The Post branded Joel Embiid the “Most Hated Man in New York.” The electric Garden crowd called him far worse.
But Embiid and his 76ers had the last laugh and the win — one that salvaged their season, at least for a while.
Philadelphia pulled out a come-from-behind, 112-106, overtime victory over the Knicks in Game 5 of this first-round series Tuesday night.
The Sixers staved off elimination and did it with the help of their star center, even if he was nowhere near healthy.
Embiid started despite being questionable with a sore left knee and migraines, which kept him holed up in the team hotel and missing the morning shootaround. And the sellout crowd of 19,812 greeted him with profanity, invectives and all sorts of vituperations.
It didn’t bother him a bit.
Embiid had a triple-double, finishing with 19 points, 16 rebounds, 11 assists and five blocks.
Granted, he was held to roughly half of his gaudy average (35.0 in this series, 34.7 for the season), shot just 7-for-19 and committed nine turnovers, narrowly missing a dubious quadruple-double. But his marathon effort was a victorious one.
“[He handles it] pretty well. I think he’s played really, really well in this series considering; I think he’s played really, really well,” Sixers coach Nick Nurse said beforehand. “I don’t know what’s feeding him to do it. I think he loves competing. He wants to win. I think he’s played well.”
The Garden crowd had showered him with chants of, “F— Embiid! F— Embiid” in Game 2. Cheap shots to Jalen Brunson’s face and Mitchell Robinson’s legs in Philadelphia elevated him into Reggie Miller or Denis Potvin territory as far as Garden hate.
But seeing the way he waved the crowd on, that doesn’t seem to bother him. In fact, he added another Flagrant-1 on Tuesday, after a review of his swipe across the face of Brunson on a drive in overtime.
“I think everybody enjoys it, because it’s competitive. It’s fun,” Buddy Hield told The Post before the game. “He wants to compete in these types of environments. And I feel like when you get in the moment of it, it doesn’t affect you. You look at [Game 2], a couple calls didn’t go our way. I don’t think the crowd really bother him.”
In Philadelphia’s Game 4 loss, Embiid scored just one of his 27 points in the fourth quarter on 0-of-5 shooting. And he took the offense with him. The Sixers missed their final 11 shots in that defeat, four by Embiid, including a layup.
But desperate times called for desperate measures — and extended minutes. Nurse played Embiid every second of the third quarter and all but 1:12 in the fourth. He looked gassed and had just two points on 1-of-4 shooting with four turnovers.

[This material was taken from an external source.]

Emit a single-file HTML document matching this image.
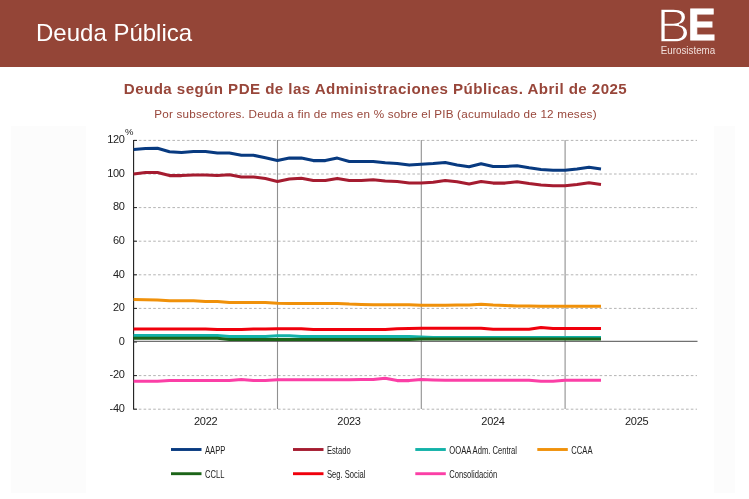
<!DOCTYPE html>
<html lang="es"><head><meta charset="utf-8"><title>Deuda Pública</title>
<style>
html,body{margin:0;padding:0;background:#fff;}
body{width:749px;height:499px;overflow:hidden;position:relative;font-family:"Liberation Sans",sans-serif;}
.hdr{position:absolute;left:0;top:0;width:749px;height:66.7px;background:#944537;}
.hdr h1{position:absolute;left:36px;top:18px;margin:0;font-weight:normal;font-size:24px;line-height:30px;color:#fff;letter-spacing:0;}
.logo{position:absolute;left:655px;top:0;width:70px;height:66px;}
.t1{position:absolute;left:0.8px;top:78.5px;width:749px;text-align:center;font-weight:bold;font-size:15.1px;letter-spacing:0.445px;line-height:20px;color:#98463a;}
.t2{position:absolute;left:1.1px;top:105.5px;width:749px;text-align:center;font-size:11.7px;letter-spacing:0.195px;line-height:16px;color:#98463a;}
.bgl{position:absolute;left:11px;top:126px;width:75px;height:367px;background:#fcfcfc;}
.bgr{position:absolute;left:714px;top:126px;width:21px;height:367px;background:#fcfcfc;}
svg.ch{position:absolute;left:0;top:0;will-change:transform;}
.hdr,.t1,.t2{will-change:transform;}
</style></head><body>
<div class="hdr"><h1>Deuda Pública</h1>
<svg class="logo" viewBox="0 0 70 66" width="70" height="66" font-family="Liberation Sans, sans-serif" fill="#fff">
<text x="1.55" y="41.55" font-size="48.6" font-weight="normal" stroke="#944537" stroke-width="1.4" textLength="33.9" lengthAdjust="spacingAndGlyphs">B</text>
<text x="32.9" y="40.1" font-size="43.6" font-weight="bold" stroke="#fff" stroke-width="1.0" textLength="27.6" lengthAdjust="spacingAndGlyphs">E</text>
<text x="5.8" y="53.6" font-size="10.2" fill="#f1dfdb" textLength="54.4" lengthAdjust="spacingAndGlyphs">Eurosistema</text>
</svg>
</div>
<div class="t1">Deuda según PDE de las Administraciones Públicas. Abril de 2025</div>
<div class="t2">Por subsectores. Deuda a fin de mes en % sobre el PIB (acumulado de 12 meses)</div>
<div class="bgl"></div><div class="bgr"></div>
<svg class="ch" width="749" height="499" viewBox="0 0 749 499" font-family="Liberation Sans, sans-serif" font-size="11" fill="#222">
<line x1="134" y1="140.4" x2="697" y2="140.4" stroke="#b4b4b4" stroke-width="1" stroke-dasharray="2.6,2.2"/>
<line x1="134" y1="174.0" x2="697" y2="174.0" stroke="#b4b4b4" stroke-width="1" stroke-dasharray="2.6,2.2"/>
<line x1="134" y1="207.6" x2="697" y2="207.6" stroke="#b4b4b4" stroke-width="1" stroke-dasharray="2.6,2.2"/>
<line x1="134" y1="241.2" x2="697" y2="241.2" stroke="#b4b4b4" stroke-width="1" stroke-dasharray="2.6,2.2"/>
<line x1="134" y1="274.8" x2="697" y2="274.8" stroke="#b4b4b4" stroke-width="1" stroke-dasharray="2.6,2.2"/>
<line x1="134" y1="308.4" x2="697" y2="308.4" stroke="#b4b4b4" stroke-width="1" stroke-dasharray="2.6,2.2"/>
<line x1="134" y1="375.6" x2="697" y2="375.6" stroke="#b4b4b4" stroke-width="1" stroke-dasharray="2.6,2.2"/>
<line x1="134" y1="409.2" x2="697" y2="409.2" stroke="#b4b4b4" stroke-width="1" stroke-dasharray="2.6,2.2"/>
<line x1="277.5" y1="140" x2="277.5" y2="409" stroke="#909090" stroke-width="1.1"/>
<line x1="421.3" y1="140" x2="421.3" y2="409" stroke="#909090" stroke-width="1.1"/>
<line x1="565.1" y1="140" x2="565.1" y2="409" stroke="#909090" stroke-width="1.1"/>

<line x1="133.6" y1="140" x2="133.6" y2="409.5" stroke="#1c1c1c" stroke-width="1.1"/>
<line x1="133.5" y1="140.4" x2="137" y2="140.4" stroke="#222" stroke-width="1"/>
<line x1="133.5" y1="174.0" x2="137" y2="174.0" stroke="#222" stroke-width="1"/>
<line x1="133.5" y1="207.6" x2="137" y2="207.6" stroke="#222" stroke-width="1"/>
<line x1="133.5" y1="241.2" x2="137" y2="241.2" stroke="#222" stroke-width="1"/>
<line x1="133.5" y1="274.8" x2="137" y2="274.8" stroke="#222" stroke-width="1"/>
<line x1="133.5" y1="308.4" x2="137" y2="308.4" stroke="#222" stroke-width="1"/>
<line x1="133.5" y1="342.0" x2="137" y2="342.0" stroke="#222" stroke-width="1"/>
<line x1="133.5" y1="375.6" x2="137" y2="375.6" stroke="#222" stroke-width="1"/>
<line x1="133.5" y1="409.2" x2="137" y2="409.2" stroke="#222" stroke-width="1"/>

<line x1="133.5" y1="341.3" x2="697.5" y2="341.3" stroke="#3a3a3a" stroke-width="0.9"/>
<polyline points="133.6,149.6 145.5,148.5 157.5,148.3 169.5,151.7 181.5,152.4 193.5,151.5 205.5,151.5 217.4,153.0 229.4,153.0 241.4,155.3 253.4,155.3 265.4,157.7 277.4,160.6 289.4,158.1 301.3,158.1 313.3,160.6 325.3,160.6 337.3,158.1 349.3,161.5 361.3,161.5 373.2,161.5 385.2,162.8 397.2,163.4 409.2,165.1 421.2,164.3 433.2,163.6 445.2,162.5 457.1,164.9 469.1,166.8 481.1,163.8 493.1,166.5 505.1,166.5 517.1,165.7 529.1,167.8 541.0,169.4 553.0,170.2 565.0,170.2 577.0,168.9 589.0,167.3 601.0,168.9" fill="none" stroke="#083a80" stroke-width="3.05" stroke-linejoin="round" stroke-linecap="butt"/>
<polyline points="133.6,174.0 145.5,172.5 157.5,172.5 169.5,175.6 181.5,175.6 193.5,175.0 205.5,175.0 217.4,175.6 229.4,174.8 241.4,176.9 253.4,176.9 265.4,178.4 277.4,181.5 289.4,179.0 301.3,178.3 313.3,180.5 325.3,180.5 337.3,178.4 349.3,180.5 361.3,180.5 373.2,179.7 385.2,180.9 397.2,181.4 409.2,182.9 421.2,182.9 433.2,182.3 445.2,180.5 457.1,181.7 469.1,183.9 481.1,181.5 493.1,183.1 505.1,183.1 517.1,181.7 529.1,183.6 541.0,184.9 553.0,185.7 565.0,185.7 577.0,184.4 589.0,182.8 601.0,184.4" fill="none" stroke="#a51c30" stroke-width="3.05" stroke-linejoin="round" stroke-linecap="butt"/>
<polyline points="133.6,335.5 145.5,335.5 157.5,335.5 169.5,335.5 181.5,335.5 193.5,335.5 205.5,335.5 217.4,335.5 229.4,336.6 241.4,336.6 253.4,336.6 265.4,336.6 277.4,335.7 289.4,335.7 301.3,336.6 313.3,336.6 325.3,336.6 337.3,336.6 349.3,336.6 361.3,336.6 373.2,336.6 385.2,336.6 397.2,336.6 409.2,336.6 421.2,336.9 433.2,337.4 445.2,337.4 457.1,337.4 469.1,337.4 481.1,337.4 493.1,337.4 505.1,337.4 517.1,337.4 529.1,337.4 541.0,337.4 553.0,337.4 565.0,337.4 577.0,337.4 589.0,337.4 601.0,337.4" fill="none" stroke="#12b2a8" stroke-width="3.05" stroke-linejoin="round" stroke-linecap="butt"/>
<polyline points="133.6,299.4 145.5,299.7 157.5,300.0 169.5,300.7 181.5,300.7 193.5,300.7 205.5,301.5 217.4,301.5 229.4,302.4 241.4,302.4 253.4,302.4 265.4,302.4 277.4,303.2 289.4,303.5 301.3,303.5 313.3,303.5 325.3,303.5 337.3,303.5 349.3,304.1 361.3,304.4 373.2,304.7 385.2,304.7 397.2,304.7 409.2,304.7 421.2,305.3 433.2,305.2 445.2,305.2 457.1,305.1 469.1,305.0 481.1,304.3 493.1,305.1 505.1,305.5 517.1,306.0 529.1,306.1 541.0,306.2 553.0,306.3 565.0,306.3 577.0,306.3 589.0,306.3 601.0,306.3" fill="none" stroke="#f0910a" stroke-width="3.05" stroke-linejoin="round" stroke-linecap="butt"/>
<polyline points="133.6,338.3 145.5,338.3 157.5,338.3 169.5,338.3 181.5,338.3 193.5,338.3 205.5,338.3 217.4,338.3 229.4,339.4 241.4,339.4 253.4,339.4 265.4,339.4 277.4,339.4 289.4,339.4 301.3,339.4 313.3,339.4 325.3,339.4 337.3,339.4 349.3,339.4 361.3,339.4 373.2,339.4 385.2,339.4 397.2,339.4 409.2,339.4 421.2,339.0 433.2,339.0 445.2,339.0 457.1,339.0 469.1,339.0 481.1,339.0 493.1,339.0 505.1,339.0 517.1,339.0 529.1,339.0 541.0,339.0 553.0,339.0 565.0,339.0 577.0,339.0 589.0,339.0 601.0,339.0" fill="none" stroke="#1c6418" stroke-width="3.05" stroke-linejoin="round" stroke-linecap="butt"/>
<polyline points="133.6,328.9 145.5,328.9 157.5,328.9 169.5,328.9 181.5,328.9 193.5,328.9 205.5,328.9 217.4,329.5 229.4,329.5 241.4,329.5 253.4,328.9 265.4,328.9 277.4,328.7 289.4,328.7 301.3,328.7 313.3,329.5 325.3,329.5 337.3,329.5 349.3,329.5 361.3,329.5 373.2,329.5 385.2,329.5 397.2,328.7 409.2,328.5 421.2,328.2 433.2,328.2 445.2,328.2 457.1,328.2 469.1,328.2 481.1,328.2 493.1,329.3 505.1,329.3 517.1,329.3 529.1,329.3 541.0,327.5 553.0,328.5 565.0,328.5 577.0,328.5 589.0,328.5 601.0,328.5" fill="none" stroke="#f0000c" stroke-width="3.05" stroke-linejoin="round" stroke-linecap="butt"/>
<polyline points="133.6,381.2 145.5,381.2 157.5,381.2 169.5,380.4 181.5,380.4 193.5,380.4 205.5,380.4 217.4,380.4 229.4,380.4 241.4,379.5 253.4,380.4 265.4,380.4 277.4,379.7 289.4,379.7 301.3,379.7 313.3,379.7 325.3,379.7 337.3,379.7 349.3,379.7 361.3,379.6 373.2,379.5 385.2,378.2 397.2,380.6 409.2,380.6 421.2,379.6 433.2,380.0 445.2,380.3 457.1,380.3 469.1,380.3 481.1,380.3 493.1,380.3 505.1,380.3 517.1,380.3 529.1,380.3 541.0,381.3 553.0,381.3 565.0,380.3 577.0,380.3 589.0,380.3 601.0,380.3" fill="none" stroke="#fb3fa6" stroke-width="3.05" stroke-linejoin="round" stroke-linecap="butt"/>

<text x="124.6" y="143.2" text-anchor="end" letter-spacing="-0.3">120</text>
<text x="124.6" y="176.8" text-anchor="end" letter-spacing="-0.3">100</text>
<text x="124.6" y="210.4" text-anchor="end" letter-spacing="-0.3">80</text>
<text x="124.6" y="244.0" text-anchor="end" letter-spacing="-0.3">60</text>
<text x="124.6" y="277.6" text-anchor="end" letter-spacing="-0.3">40</text>
<text x="124.6" y="311.2" text-anchor="end" letter-spacing="-0.3">20</text>
<text x="124.6" y="344.8" text-anchor="end" letter-spacing="-0.3">0</text>
<text x="124.6" y="378.4" text-anchor="end" letter-spacing="-0.3">-20</text>
<text x="124.6" y="412.0" text-anchor="end" letter-spacing="-0.3">-40</text>

<text x="124.9" y="134.7" font-size="9.5">%</text>
<text x="205.7" y="425.3" text-anchor="middle" letter-spacing="-0.3">2022</text>
<text x="349" y="425.3" text-anchor="middle" letter-spacing="-0.3">2023</text>
<text x="493" y="425.3" text-anchor="middle" letter-spacing="-0.3">2024</text>
<text x="636.7" y="425.3" text-anchor="middle" letter-spacing="-0.3">2025</text>

<line x1="171" y1="449.5" x2="201.5" y2="449.5" stroke="#083a80" stroke-width="2.9"/>
<text x="271.5" y="453.6" transform="scale(0.755,1)" font-size="10.1">AAPP</text>
<line x1="293" y1="449.5" x2="323.5" y2="449.5" stroke="#a51c30" stroke-width="2.9"/>
<text x="433.1" y="453.6" transform="scale(0.755,1)" font-size="10.1">Estado</text>
<line x1="415.3" y1="449.5" x2="445.8" y2="449.5" stroke="#12b2a8" stroke-width="2.9"/>
<text x="595.1" y="453.6" transform="scale(0.755,1)" font-size="10.1">OOAA Adm. Central</text>
<line x1="537.3" y1="449.5" x2="567.8" y2="449.5" stroke="#f0910a" stroke-width="2.9"/>
<text x="756.7" y="453.6" transform="scale(0.755,1)" font-size="10.1">CCAA</text>
<line x1="171" y1="473.7" x2="201.5" y2="473.7" stroke="#1c6418" stroke-width="2.9"/>
<text x="271.5" y="477.8" transform="scale(0.755,1)" font-size="10.1">CCLL</text>
<line x1="293" y1="473.7" x2="323.5" y2="473.7" stroke="#f0000c" stroke-width="2.9"/>
<text x="433.1" y="477.8" transform="scale(0.755,1)" font-size="10.1">Seg. Social</text>
<line x1="415.3" y1="473.7" x2="445.8" y2="473.7" stroke="#fb3fa6" stroke-width="2.9"/>
<text x="595.1" y="477.8" transform="scale(0.755,1)" font-size="10.1">Consolidación</text>

</svg>
</body></html>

But he had four points and two boards in overtime.
Down 102-100 in overtime, the 88 percent free-throw shooter made just one of two from the foul line. But he followed by blocking Josh Hart’s layup attempt to lead to a Kelly Oubre Jr. go-ahead dunk.
Then he stole the ball from Brunson, and converted a three-point play himself for a 106-102 edge with 1:40 left.